= Bernardo Benes =

Cuban lawyer, banker, and journalist (1934–2019)

Dr. Bernardo Benes Baikowitz (27 December 1934 in Matanzas, Cuba – 14 January 2019 in Miami, Florida) was a prominent Jewish Cuban lawyer, banker, journalist and civic leader, who was responsible for freeing 3,600 Cuban political prisoners in 1978.

== Early life ==
Bernardo Benes Baikowitz was born on December 27, 1934, in Mantanzas, Cuba, to Boris Benes and Dora Baikowitz. Boris Benes was a Russian immigrant to Cuba, leaving the Soviet Union in 1923, with a friend of his father's. Bernardo Benes’ family was Jewish, and most left behind were exterminated in Nazi Concentration Camps.

His father had arrived with only $20, yet managed to start his own clothing store in the streets of Cuba and Spain. Later, Bernardo Benes and his family would move to Havana, the capital of Cuba. As he was Jewish, Benes had to study Hebrew Culture and Yiddish, and joined the Hashomer Hatzair, which influenced his sense of morality and human rights.

His ideology would develop mostly during his childhood, with a lot of influence from Boris Benes who not only to Benes was a model as a hard worker but as a man of humility and honesty.

Bernardo Benes would, as a college student, at first joined the University of Maryland, but left because he found the facilities unsatisfactory. He would later join the law school in the University of Havana. From there, through friends like José Antonio Echeverría "Manzanita", he would be exposed to student demonstrations against the Batista regime in the 1950s. With influences like Osmel Francis da los Reyes and René Anillo, Bernardo Benes would participate in activities of the revolution, joining activities of the Revolutionary Student Directorate. Dr. Benes graduated as an attorney and CPA from the University of Havana, and later became a member of the law firm “Bufete Zaydin”. Bernardo Benes would also later become the Consultant Lawyer of the Ministry of Finance after Fidel Castro's revolution succeeded.

But the executions of the Batista officials and the imprisonment of Castro's past supporters or those against the revolution led Benes to flee Castro's regime. His father's company was expropriated by the Castro government. Instead of a capitalist state, there was now a communist state. Bernardo Benes and his family fled to Miami in 1960, to start a new life in a place that would become the epicenter of Latin America.

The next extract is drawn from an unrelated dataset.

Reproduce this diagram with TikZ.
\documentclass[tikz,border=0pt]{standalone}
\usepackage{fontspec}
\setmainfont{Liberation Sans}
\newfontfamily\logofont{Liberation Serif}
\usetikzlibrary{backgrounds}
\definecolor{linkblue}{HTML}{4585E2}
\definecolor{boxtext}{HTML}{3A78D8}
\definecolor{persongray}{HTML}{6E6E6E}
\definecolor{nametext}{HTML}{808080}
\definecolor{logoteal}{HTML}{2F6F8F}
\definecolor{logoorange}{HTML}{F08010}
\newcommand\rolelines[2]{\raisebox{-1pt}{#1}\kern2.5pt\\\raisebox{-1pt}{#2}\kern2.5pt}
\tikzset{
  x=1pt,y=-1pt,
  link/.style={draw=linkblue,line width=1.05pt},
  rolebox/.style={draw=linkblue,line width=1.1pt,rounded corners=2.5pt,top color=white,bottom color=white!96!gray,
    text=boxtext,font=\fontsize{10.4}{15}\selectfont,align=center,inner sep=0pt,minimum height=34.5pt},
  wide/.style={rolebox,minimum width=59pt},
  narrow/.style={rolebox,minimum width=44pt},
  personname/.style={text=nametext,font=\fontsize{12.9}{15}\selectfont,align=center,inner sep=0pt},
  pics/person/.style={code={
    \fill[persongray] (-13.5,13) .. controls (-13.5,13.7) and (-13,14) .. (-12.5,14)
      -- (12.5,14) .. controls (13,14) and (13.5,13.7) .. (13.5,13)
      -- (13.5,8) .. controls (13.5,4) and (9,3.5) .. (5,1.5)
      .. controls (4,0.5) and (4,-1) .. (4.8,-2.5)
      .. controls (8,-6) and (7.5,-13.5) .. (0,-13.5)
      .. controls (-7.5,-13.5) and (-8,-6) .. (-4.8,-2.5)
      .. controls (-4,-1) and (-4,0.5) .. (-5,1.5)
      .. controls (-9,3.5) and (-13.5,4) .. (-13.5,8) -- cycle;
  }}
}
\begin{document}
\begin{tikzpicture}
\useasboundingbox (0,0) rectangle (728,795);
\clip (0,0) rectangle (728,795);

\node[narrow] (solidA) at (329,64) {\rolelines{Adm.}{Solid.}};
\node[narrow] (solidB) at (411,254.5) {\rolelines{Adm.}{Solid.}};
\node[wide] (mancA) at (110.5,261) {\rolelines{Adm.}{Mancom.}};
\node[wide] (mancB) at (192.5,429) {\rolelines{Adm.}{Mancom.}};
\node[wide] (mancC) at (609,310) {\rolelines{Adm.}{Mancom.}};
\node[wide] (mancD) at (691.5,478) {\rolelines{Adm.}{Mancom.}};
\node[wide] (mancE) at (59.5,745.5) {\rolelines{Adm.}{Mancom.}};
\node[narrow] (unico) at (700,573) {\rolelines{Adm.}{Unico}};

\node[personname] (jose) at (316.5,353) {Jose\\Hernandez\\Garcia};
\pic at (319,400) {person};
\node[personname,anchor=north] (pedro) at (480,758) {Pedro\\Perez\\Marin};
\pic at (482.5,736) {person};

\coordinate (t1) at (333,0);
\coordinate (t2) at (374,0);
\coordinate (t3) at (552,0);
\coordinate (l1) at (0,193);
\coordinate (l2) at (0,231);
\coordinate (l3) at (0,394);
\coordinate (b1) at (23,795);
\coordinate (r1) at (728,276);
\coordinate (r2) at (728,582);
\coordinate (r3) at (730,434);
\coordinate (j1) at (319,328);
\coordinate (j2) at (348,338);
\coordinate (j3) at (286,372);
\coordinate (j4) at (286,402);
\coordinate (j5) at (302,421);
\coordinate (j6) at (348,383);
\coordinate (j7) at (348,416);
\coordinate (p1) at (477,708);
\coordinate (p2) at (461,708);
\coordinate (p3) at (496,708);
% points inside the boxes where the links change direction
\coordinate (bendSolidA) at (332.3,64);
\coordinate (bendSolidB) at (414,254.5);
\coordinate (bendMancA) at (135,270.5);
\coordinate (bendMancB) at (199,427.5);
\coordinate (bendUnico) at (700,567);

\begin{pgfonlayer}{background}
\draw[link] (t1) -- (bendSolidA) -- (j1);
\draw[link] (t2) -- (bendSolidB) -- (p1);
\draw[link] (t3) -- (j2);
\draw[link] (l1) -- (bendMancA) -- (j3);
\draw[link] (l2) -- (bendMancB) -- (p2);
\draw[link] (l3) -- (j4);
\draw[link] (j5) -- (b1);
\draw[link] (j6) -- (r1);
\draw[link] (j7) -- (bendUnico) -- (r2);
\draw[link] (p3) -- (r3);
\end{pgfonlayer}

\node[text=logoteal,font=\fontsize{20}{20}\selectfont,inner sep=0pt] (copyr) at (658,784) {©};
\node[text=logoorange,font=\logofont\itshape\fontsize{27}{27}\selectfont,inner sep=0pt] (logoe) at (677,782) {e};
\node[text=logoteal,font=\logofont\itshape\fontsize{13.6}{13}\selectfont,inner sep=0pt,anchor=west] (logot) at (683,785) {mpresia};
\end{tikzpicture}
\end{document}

== Early years in exile ==
In Miami, Bernardo Benes would start with a check of $210, becoming a janitor for a bank. But he would quickly rise until he owned his own bank in 1974, while also becoming a major figure in the Cuban exile community. This was partly due to all the charitable activities he participated in, mostly for helping Cuban Americans with housing and finance or giving advice on finance and politics. He would become a very prominent figure in the Miami Community, with 29 organizations listed on his résumé. One of his first roles in the community was starting a snack booth at the airport when Pedro Pan flights started, greeting newly arrived Cuban exiles. Along with that, he co-founded the Cuban Hebrew Congregation on Miami Beach in 1961, the United Way International in his community(Vice-President for the Miami-Dade County from 1965-1977). From 1962–1974, he was Vice-President of the Washington Federal Savings and Loan Association, housing consultant to USAID, IDB (Interamerican Development Bank), and the United Nations.

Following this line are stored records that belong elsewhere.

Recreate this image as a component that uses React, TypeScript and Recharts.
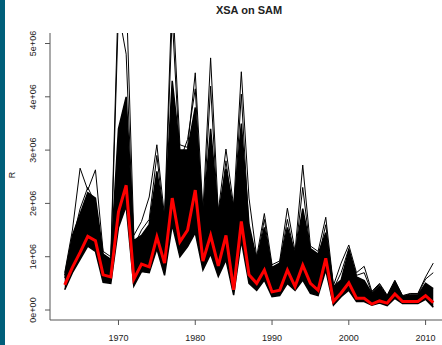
import React from 'react';
import { ComposedChart, Area, Line, XAxis, YAxis } from 'recharts';

// values in units of 1e6
const years = [
  1963, 1964, 1965, 1966, 1967, 1968, 1969, 1970, 1971, 1972,
  1973, 1974, 1975, 1976, 1977, 1978, 1979, 1980, 1981, 1982,
  1983, 1984, 1985, 1986, 1987, 1988, 1989, 1990, 1991, 1992,
  1993, 1994, 1995, 1996, 1997, 1998, 1999, 2000, 2001, 2002,
  2003, 2004, 2005, 2006, 2007, 2008, 2009, 2010, 2011,
];

// the XSA fit (red)
const xsaR = [
  0.47, 0.8, 1.08, 1.38, 1.3, 0.66, 0.62, 1.84, 2.34, 0.58,
  0.86, 0.81, 1.37, 0.88, 2.1, 1.28, 1.5, 2.25, 0.92, 1.4,
  0.83, 1.4, 0.38, 1.66, 0.66, 0.5, 0.75, 0.34, 0.37, 0.75,
  0.44, 0.84, 0.5, 0.37, 0.97, 0.16, 0.32, 0.51, 0.22, 0.22,
  0.11, 0.17, 0.13, 0.3, 0.16, 0.16, 0.16, 0.27, 0.14,
];

// lower and upper edge of the dense black bundle of iterations
const iterLow = [
  0.38, 0.7, 0.95, 1.2, 1.1, 0.52, 0.5, 1.55, 1.95, 0.45,
  0.72, 0.7, 1.15, 0.65, 1.6, 1.0, 1.19, 1.45, 0.75, 1.05,
  0.63, 0.94, 0.28, 1.3, 0.5, 0.37, 0.56, 0.25, 0.27, 0.5,
  0.37, 0.56, 0.31, 0.27, 0.75, 0.09, 0.25, 0.37, 0.16, 0.16,
  0.09, 0.13, 0.08, 0.22, 0.12, 0.12, 0.12, 0.2, 0.05,
];
const iterHigh = [
  0.65, 1.4, 1.8, 2.2, 2.1, 1.05, 0.95, 3.4, 4.0, 1.3,
  1.4, 1.6, 2.6, 1.7, 4.3, 3.0, 3.0, 3.8, 1.75, 3.4,
  1.8, 2.65, 1.9, 3.5, 1.6, 0.95, 1.55, 0.8, 0.88, 1.55,
  1.05, 1.9, 1.15, 1.05, 1.45, 0.44, 0.56, 1.12, 0.62, 0.55,
  0.31, 0.45, 0.25, 0.52, 0.25, 0.28, 0.28, 0.5, 0.4,
];

// two iterations that stick out of the bundle
const iterMax = [
  0.7, 1.5, 2.66, 2.25, 2.63, 1.1, 1.0, 6.0, 6.0, 1.4,
  1.66, 2.12, 3.1, 1.75, 6.0, 3.1, 3.05, 4.45, 1.85, 4.73,
  1.85, 3.02, 1.95, 4.47, 2.1, 1.0, 1.81, 0.85, 0.92, 1.91,
  1.1, 2.72, 1.2, 1.1, 1.74, 0.46, 0.88, 1.22, 0.7, 0.82,
  0.35, 0.5, 0.28, 0.56, 0.27, 0.31, 0.31, 0.62, 0.88,
];
const iterNext = [
  0.6, 1.3, 1.9, 2.3, 2.0, 1.0, 0.9, 5.6, 4.8, 1.2,
  1.5, 1.7, 2.9, 1.6, 5.5, 2.8, 3.2, 4.15, 1.6, 4.2,
  1.6, 2.8, 1.7, 4.05, 1.5, 0.9, 1.7, 0.75, 0.85, 1.7,
  1.0, 2.3, 1.1, 0.95, 1.6, 0.4, 0.7, 1.15, 0.65, 0.7,
  0.33, 0.48, 0.26, 0.54, 0.26, 0.3, 0.3, 0.58, 0.7,
];

const yTicks = [0, 1, 2, 3, 4, 5];
const xTicks = [1970, 1980, 1990, 2000, 2010];

const data = years.map((year, i) => ({
  year,
  xsa: xsaR[i],
  band: [iterLow[i], iterHigh[i]],
  max: iterMax[i],
  next: iterNext[i],
}));

const FONT = '"Liberation Sans", Arial, sans-serif';

const YTick = ({ x, y, payload }: any) => (
  <text
    x={x - 7}
    y={y}
    transform={`rotate(-90, ${x - 7}, ${y})`}
    textAnchor="middle"
    fontSize={9}
    fontFamily={FONT}
    fill="#222"
  >
    {`${payload.value}e+0${payload.value === 0 ? 0 : 6}`}
  </text>
);

const XTick = ({ x, y, payload }: any) => (
  <text x={x} y={y + 14} textAnchor="middle" fontSize={9} fontFamily={FONT} fill="#222">
    {payload.value}
  </text>
);

export default function App() {
  return (
    <div style={{ position: 'relative', width: 442, height: 345, overflow: 'hidden', background: '#fff' }}>
      <style>{'body{margin:0}'}</style>
      <div style={{ position: 'absolute', left: 0, top: 0, width: 5, height: 345, background: '#005f7a' }} />
      <div
        style={{
          position: 'absolute', left: 0, width: 498, top: 4, textAlign: 'center',
          fontFamily: FONT, fontWeight: 'bold', fontSize: 11, color: '#222',
        }}
      >
        XSA on SAM
      </div>
      <div
        style={{
          position: 'absolute', left: 12, top: 175, transform: 'translate(-50%, -50%) rotate(-90deg)',
          fontFamily: FONT, fontSize: 9, color: '#222',
        }}
      >
        R
      </div>
      <div style={{ position: 'absolute', left: 0, top: 0 }}>
        <ComposedChart width={460} height={345} data={data} margin={{ top: 33, right: 12, left: 0, bottom: 0 }}>
          <XAxis
            dataKey="year"
            type="number"
            domain={[1961.08, 2012.92]}
            allowDataOverflow
            ticks={xTicks}
            tick={<XTick />}
            tickSize={5}
            height={25}
            stroke="#555"
            interval={0}
          />
          <XAxis
            xAxisId="top"
            dataKey="year"
            type="number"
            orientation="top"
            domain={[1961.08, 2012.92]}
            allowDataOverflow
            tick={false}
            tickLine={false}
            height={0}
            stroke="#222"
          />
          <YAxis
            type="number"
            domain={[-0.1875, 5.197]}
            allowDataOverflow
            ticks={yTicks}
            tick={<YTick />}
            tickSize={5}
            width={50}
            stroke="#555"
            interval={0}
          />
          <Area
            dataKey="band"
            type="linear"
            fill="#000"
            fillOpacity={1}
            stroke="#000"
            strokeWidth={1.5}
            isAnimationActive={false}
            dot={false}
            activeDot={false}
          />
          <Line dataKey="next" type="linear" stroke="#000" strokeWidth={1} dot={false} activeDot={false} isAnimationActive={false} />
          <Line dataKey="max" type="linear" stroke="#000" strokeWidth={1} dot={false} activeDot={false} isAnimationActive={false} />
          <Line dataKey="xsa" type="linear" stroke="#ff0000" strokeWidth={3} dot={false} activeDot={false} isAnimationActive={false} />
        </ComposedChart>
      </div>
    </div>
  );
}
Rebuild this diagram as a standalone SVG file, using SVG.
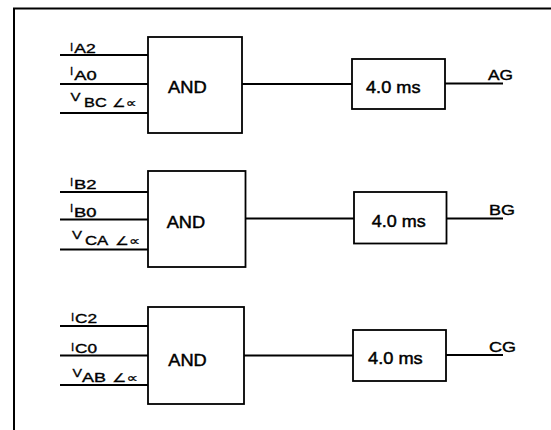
<svg xmlns="http://www.w3.org/2000/svg" width="551" height="430" viewBox="0 0 551 430">
<style>
.box{fill:#fff;stroke:#000;stroke-width:1.8}
.ln{stroke:#000;stroke-width:1.8;fill:none}
.frm{stroke:#000;stroke-width:2;fill:none}
text{font-family:"Liberation Sans",Arial,"DejaVu Sans",sans-serif;fill:#000}
.big{font-size:16.5px;stroke:#000;stroke-width:0.45}
.out{font-size:15.5px;stroke:#000;stroke-width:0.4}
.m{font-size:11.5px;stroke:#000;stroke-width:0.3}
.s{font-size:12.5px;stroke:#000;stroke-width:0.35}
.ang{font-size:12px;font-family:"DejaVu Sans",sans-serif;stroke:#000;stroke-width:0.25}
</style>
<rect width="551" height="430" fill="#fff"/>
<path class="frm" d="M14,430 L14,8.5 L551,8.5"/>

<g id="connectors">
  <line class="ln" x1="60" y1="55" x2="148" y2="55"/>
  <line class="ln" x1="60" y1="84" x2="148" y2="84"/>
  <line class="ln" x1="60" y1="113" x2="148" y2="113"/>
  <line class="ln" x1="242" y1="84" x2="352" y2="84"/>
  <line class="ln" x1="445" y1="83.5" x2="503" y2="83.5"/>

  <line class="ln" x1="60" y1="192" x2="148" y2="192"/>
  <line class="ln" x1="60" y1="219.5" x2="148" y2="219.5"/>
  <line class="ln" x1="60" y1="249.5" x2="148" y2="249.5"/>
  <line class="ln" x1="246" y1="218.5" x2="354" y2="218.5"/>
  <line class="ln" x1="446.5" y1="218.5" x2="503" y2="218.5"/>

  <line class="ln" x1="60" y1="326" x2="148" y2="326"/>
  <line class="ln" x1="60" y1="355.5" x2="148" y2="355.5"/>
  <line class="ln" x1="60" y1="385" x2="148" y2="385"/>
  <line class="ln" x1="244" y1="355.5" x2="353" y2="355.5"/>
  <line class="ln" x1="446" y1="355" x2="503" y2="355"/>
</g>

<g id="inputs-a">
  <text class="m" x="70" y="50.5">I</text><text class="s" x="74.3" y="52.7" textLength="21.4" lengthAdjust="spacingAndGlyphs">A2</text>
  <text class="m" x="70" y="75">I</text><text class="s" x="74.3" y="80" textLength="22.4" lengthAdjust="spacingAndGlyphs">A0</text>
  <text class="m" x="70.5" y="100.5" textLength="10" lengthAdjust="spacingAndGlyphs">V</text><text class="s" x="84" y="107.3" textLength="22.7" lengthAdjust="spacingAndGlyphs">BC</text><text class="ang" x="112" y="107" textLength="24.5" lengthAdjust="spacingAndGlyphs">∠∝</text>
</g>
<g id="and-a">
  <rect class="box" x="148" y="37" width="94" height="96"/>
  <text class="big" x="168" y="92.7" textLength="38.7" lengthAdjust="spacingAndGlyphs">AND</text>
</g>
<g id="delay-a">
  <rect class="box" x="352" y="59" width="93" height="50"/>
  <text class="big" x="366" y="93" textLength="54.5" lengthAdjust="spacingAndGlyphs">4.0 ms</text>
</g>
<g id="out-a"><text class="out" x="488" y="80" textLength="25" lengthAdjust="spacingAndGlyphs">AG</text></g>

<g id="inputs-b">
  <text class="m" x="70" y="186">I</text><text class="s" x="74" y="188.5" textLength="22.5" lengthAdjust="spacingAndGlyphs">B2</text>
  <text class="m" x="70" y="211.5">I</text><text class="s" x="74" y="216.7" textLength="22.5" lengthAdjust="spacingAndGlyphs">B0</text>
  <text class="m" x="72" y="238.5" textLength="10" lengthAdjust="spacingAndGlyphs">V</text><text class="s" x="85" y="245" textLength="23.3" lengthAdjust="spacingAndGlyphs">CA</text><text class="ang" x="115" y="245" textLength="25" lengthAdjust="spacingAndGlyphs">∠∝</text>
</g>
<g id="and-b">
  <rect class="box" x="148" y="171" width="97.5" height="96"/>
  <text class="big" x="166.7" y="228.3" textLength="38.5" lengthAdjust="spacingAndGlyphs">AND</text>
</g>
<g id="delay-b">
  <rect class="box" x="354" y="192" width="92.5" height="51.5"/>
  <text class="big" x="371.7" y="227.3" textLength="54" lengthAdjust="spacingAndGlyphs">4.0 ms</text>
</g>
<g id="out-b"><text class="out" x="489" y="215" textLength="26" lengthAdjust="spacingAndGlyphs">BG</text></g>

<g id="inputs-c">
  <text class="m" x="71" y="321">I</text><text class="s" x="75" y="323.3" textLength="22" lengthAdjust="spacingAndGlyphs">C2</text>
  <text class="m" x="71" y="350.5">I</text><text class="s" x="75" y="353.3" textLength="22" lengthAdjust="spacingAndGlyphs">C0</text>
  <text class="m" x="72.5" y="377" textLength="9.5" lengthAdjust="spacingAndGlyphs">V</text><text class="s" x="82" y="381.7" textLength="24" lengthAdjust="spacingAndGlyphs">AB</text><text class="ang" x="112" y="381.5" textLength="26" lengthAdjust="spacingAndGlyphs">∠∝</text>
</g>
<g id="and-c">
  <rect class="box" x="148" y="307" width="96" height="97"/>
  <text class="big" x="168.3" y="366" textLength="38.4" lengthAdjust="spacingAndGlyphs">AND</text>
</g>
<g id="delay-c">
  <rect class="box" x="353" y="330" width="93" height="51"/>
  <text class="big" x="368" y="364" textLength="54.7" lengthAdjust="spacingAndGlyphs">4.0 ms</text>
</g>
<g id="out-c"><text class="out" x="489" y="352" textLength="27" lengthAdjust="spacingAndGlyphs">CG</text></g>
</svg>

He was leaning towards exile militancy at the start of his Miami career, having funded anti-Castro missions like the one in which Tony Cuesta was captured. But he became a more compromise based idealist when his radio plan of broadcasting to Cuba was rejected by the U.S. government. He looked at this event as telling him that he could accomplish nothing if he kept this type of more aggressive path, which relied too much on support from the government, when the Cuban exiles should take it into their own hands.

Bernardo Benes during this time would be influenced by a friend who wanted to, through Benes, publish an article about the inhumane treatment of political prisoners in Cuba. This would be Bernardo Benes’ turning point, and human rights (freeing the political prisoners and reuniting exiled families) would become his goal. Because of his religion, Bernardo Benes would also comment that this was his duty as a Jewish man to work for human rights. During this time, it was also Jimmy Carter's presidential election, and Benes would avidly support Carter, giving him a closer connection to the U.S. government.

All of these aspects would help Bernardo Benes in starting and continuing his negotiations with Fidel Castro.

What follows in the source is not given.